The KDP and PKK’s Breakneck Rivalry in Syria
Traditional rivals the Kurdistan Democratic Party (KDP) and Kurdistan Workers Party (PKK) each believes it should have the upper hand in Syria’s Kurdish regions. Each has tried to have the greater influence among the country’s Kurds, who make up about 10 percent of Syria’s 22 million populations.
At the beginning of the uprising against the regime of Syrian President Bashar Assad -- and after its troops withdrew to fight elsewhere in Syria -- the PKK sent a large number of its guerrillas into the Kurdish areas and created the Peoples Defense Units (YPG).
The same year – in June 2011 -- after a decade of sour relations, the PKK and the Assad regime reconciled and resumed friendly ties. This opened Syrian Kurdistan to the PKK as the playground it had once enjoyed.
As these events unfolded, the KDP was unwilling to recognize the PKK’s Syrian political wing, the Democratic Union Party (PYD). It has been over this opposition that all efforts at a Kurdish National Council (KNC) have failed.
The PYD was happy to join the council as just a member, but the KDP was unwilling to accept even that.
But the KDP saw its powers erode, as it failed in efforts to arm other Syrian Kurdish groups. Meanwhile, more PKK fighters withdrew from Turkey and headed to Syria, making its guerrillas the sole power on the ground.
Later, as the parties gathered and signed the Erbil Agreement, promising to work together through the Supreme Kurdish Council, the PYD managed to take most of the seats.
And when the KDP trained a number of Kurdish defectors from the Syrian army and tried to dispatch them to the Kurdish areas, the PKK opposed the move and did not allow them entry. In reaction, the KDP closed its borders to the PKK.
The KDP limits movement between Iraqi Kurdistan and the Kurdish areas of Syria for fear that Syrian Kurds would desert the land. This, in effect, aborted PKK plans to use the border area as a means of trade for the group.
The tougher the KDP has been with the PKK, the tougher the PKK has acted against the KDP’s smaller allies in Syrian Kurdistan and suppressed them.
The KDP believes that the PYD is letting a golden opportunity for the Kurds of Syria slip by, under the pretext that it is still uncertain what will happen to the Kurds after the fall of Assad’s regime. In short, the PYD is still unwilling to detach itself from the front that includes friends of Assad’s Baathist regime.
On the other hand, the PKK believes that the KDP is pursuing a Turkish agenda in Syria, and that KDP’s actions are not nationalistic.

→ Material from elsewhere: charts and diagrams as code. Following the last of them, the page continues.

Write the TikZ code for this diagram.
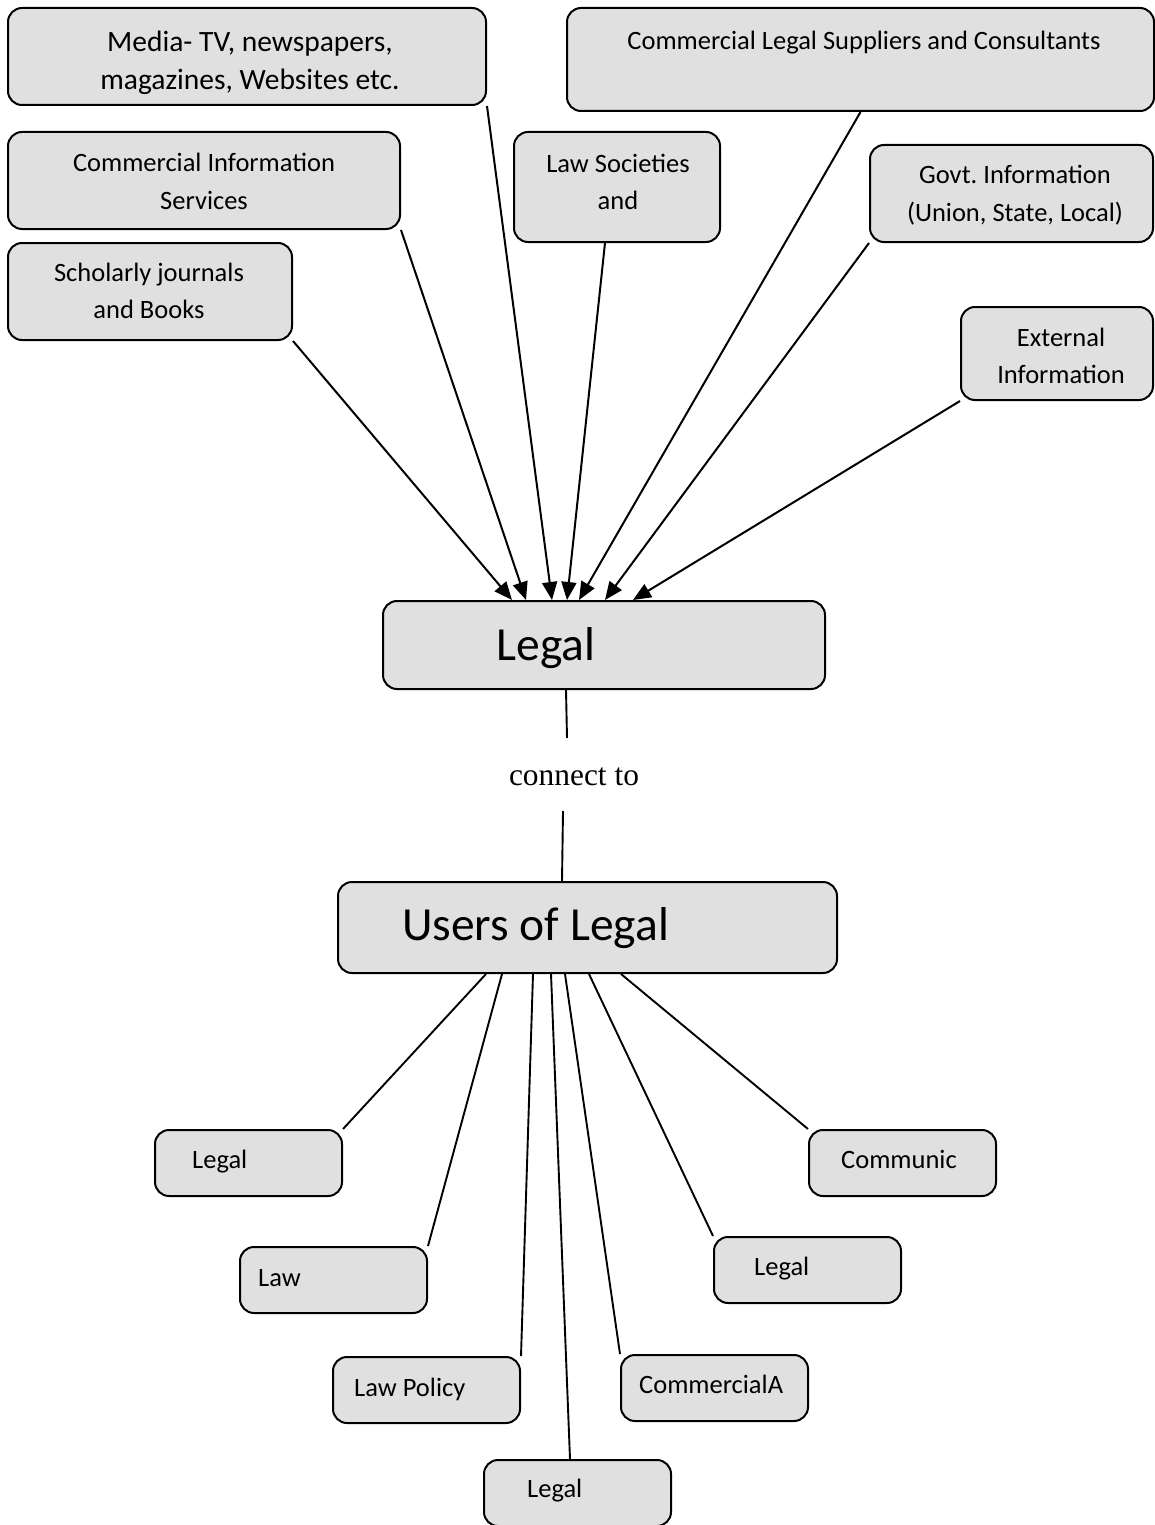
\documentclass[tikz,border=0pt]{standalone}
\usepackage{fontspec}
\setmainfont{Carlito}
\newfontfamily\timesfont{Liberation Serif}
\usetikzlibrary{arrows.meta,calc}
\definecolor{boxgray}{RGB}{224,224,224}
\frenchspacing
\begin{document}
\begin{tikzpicture}[x=1pt,y=-1pt,
  box/.style={draw=black, line width=2pt, fill=boxgray, rounded corners=14pt, inner sep=0pt},
  txt/.style={inner sep=0pt, align=center, font=\fontsize{26.5}{37}\selectfont},
  ltxt/.style={inner sep=0pt, anchor=base west, font=\fontsize{26.5}{37}\selectfont},
  arr/.style={line width=2pt, -{Triangle[length=18pt,width=15pt]}},
  conn/.style={line width=1.9pt}]
\useasboundingbox[fill=white] (0,0) rectangle (1155,1525);

% source boxes
\node[box, minimum width=478pt, minimum height=97pt] (media) at (247,56.5) {};
\node[box, minimum width=587pt, minimum height=103pt] (cls) at (860.5,59.5) {};
\node[box, minimum width=392pt, minimum height=97pt] (cis) at (204,180.5) {};
\node[box, minimum width=206pt, minimum height=110pt] (lsoc) at (617,187) {};
\node[box, minimum width=283pt, minimum height=97pt] (govt) at (1011.5,193.5) {};
\node[box, minimum width=284pt, minimum height=97pt] (schol) at (150,291.5) {};
\node[box, minimum width=192pt, minimum height=93pt] (ext) at (1057,353.5) {};

\node[txt, anchor=base, font=\fontsize{29.5}{38}\selectfont] (mediat) at (250,90) {Media- TV, newspapers,\\magazines, Websites etc.};
\node[txt, anchor=base] (clst) at (864,50) {Commercial Legal Suppliers and Consultants};
\node[txt, anchor=base] (cist) at (204,209) {Commercial Information\\Services};
\node[txt, anchor=base] (lsoct) at (618,210) {Law Societies\\and};
\node[txt, anchor=base] (govtt) at (1015,221) {Govt.\ Information\\(Union, State, Local)};
\node[txt, anchor=base] (scholt) at (149,318) {Scholarly journals\\and Books};
\node[txt, anchor=base] (extt) at (1061,383) {External\\Information};

% central boxes
\node[box, minimum width=442pt, minimum height=88pt] (legal) at (604,645) {};
\node[inner sep=0pt, anchor=base, font=\fontsize{47.5}{57}\selectfont] (legalt) at (546,660) {Legal};
\node[box, minimum width=499pt, minimum height=91pt] (users) at (587.5,927.5) {};
\node[inner sep=0pt, anchor=base, font=\fontsize{47.5}{57}\selectfont] (userst) at (535.5,940) {Users of Legal};
\node[inner sep=0pt, anchor=base, font=\timesfont\fontsize{31.4}{38}\selectfont] (ct) at (574,785) {connect to};

% user boxes
\node[box, minimum width=187pt, minimum height=66pt] (u1) at (248.5,1163) {};
\node[box, minimum width=187pt, minimum height=66pt] (u2) at (333.5,1280) {};
\node[box, minimum width=187pt, minimum height=66pt] (u3) at (426.5,1390) {};
\node[box, minimum width=187pt, minimum height=66pt] (u4) at (577.5,1493) {};
\node[box, minimum width=187pt, minimum height=66pt] (u5) at (714.5,1388) {};
\node[box, minimum width=187pt, minimum height=66pt] (u6) at (807.5,1270) {};
\node[box, minimum width=187pt, minimum height=66pt] (u7) at (902.5,1163) {};
\node[ltxt] (u1t) at (192,1168) {Legal};
\node[ltxt] (u2t) at (258,1286) {Law};
\node[ltxt] (u3t) at (354,1396) {Law Policy};
\node[ltxt] (u4t) at (527,1497) {Legal};
\node[ltxt] (u5t) at (639,1393) {CommercialA};
\node[ltxt] (u6t) at (754,1275) {Legal};
\node[ltxt] (u7t) at (841,1168) {Communic};

% arrows into Legal
\draw[arr] (schol.south east) -- ($(legal.north west)+(130,0)$);
\draw[arr] (cis.south east) -- ($(legal.north west)+(144,0)$);
\draw[arr] (media.south east) -- ($(legal.north west)+(170,0)$);
\draw[arr] ($(lsoc.south)+(-12,0)$) -- ($(legal.north west)+(185,0)$);
\draw[arr] (cls.south) -- ($(legal.north west)+(197,0)$);
\draw[arr] (govt.south west) -- ($(legal.north west)+(223,0)$);
\draw[arr] (ext.south west) -- ($(legal.north west)+(251,0)$);

% connect to
\coordinate (c1) at (567,738);
\coordinate (c2) at (563,811);
\draw[conn] ($(legal.south west)+(184,0)$) -- (c1);
\draw[conn] (c2) -- ($(users.north west)+(225,0)$);

% lines to users
\draw[conn] ($(users.south west)+(149,0)$) -- (u1.north east);
\draw[conn] ($(users.south west)+(165,0)$) -- (u2.north east);
\draw[conn] ($(users.south west)+(196,0)$) -- (u3.north east);
\draw[conn] ($(users.south west)+(214,0)$) -- ($(u4.north west)+(87,0)$);
\draw[conn] ($(users.south west)+(228,0)$) -- (u5.north west);
\draw[conn] ($(users.south west)+(252,0)$) -- (u6.north west);
\draw[conn] ($(users.south west)+(284,0)$) -- (u7.north west);
\end{tikzpicture}
\end{document}
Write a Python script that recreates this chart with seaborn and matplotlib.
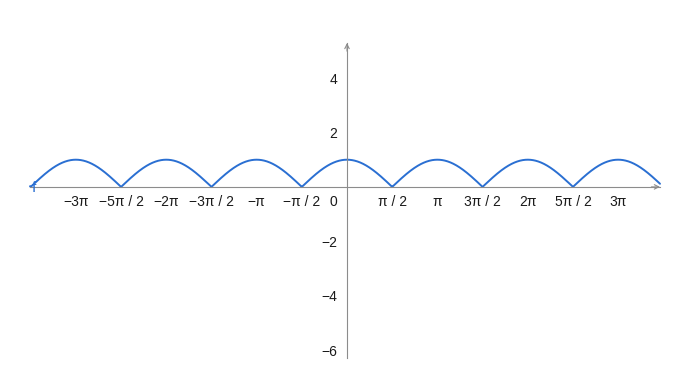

When members of the Free Syrian Army (FSA) tried to pass through the Kurdish areas in Afrin and Aleppo, fighting erupted between them and members of the PYD.
Also, soon after, the PYD said that an extremist group called Jabhat al-Nusrah had attacked and killed 450 Kurdish civilians. The PYD’s claim was a trump card against the KDP. The KDP’s own rivals inside the Kurdistan Region picked up on it and lashed out at the KDP.
But despite an initial welcome, the PYD stopped a fact-finding mission assigned by the Kurdish National Council into the areas where the massacre was supposed to have happened. The group brought several thousand people to the Syrian side of the border and claimed that they did not want the mission to travel to their areas.
However, the KDP once again pulled the rug from under the PYD’s feet and reopened its borders to huge swarms of refugees, letting them cross freely into the Kurdistan Region.
All of this tells us that the Kurds of Syrian Kurdistan have found themselves between the grindstones of the PKK and KDP.
And it does not appear that this issue will be resolved without some bloodshed, no matter how serious the pledges of avoiding a “Kurdish civil war.”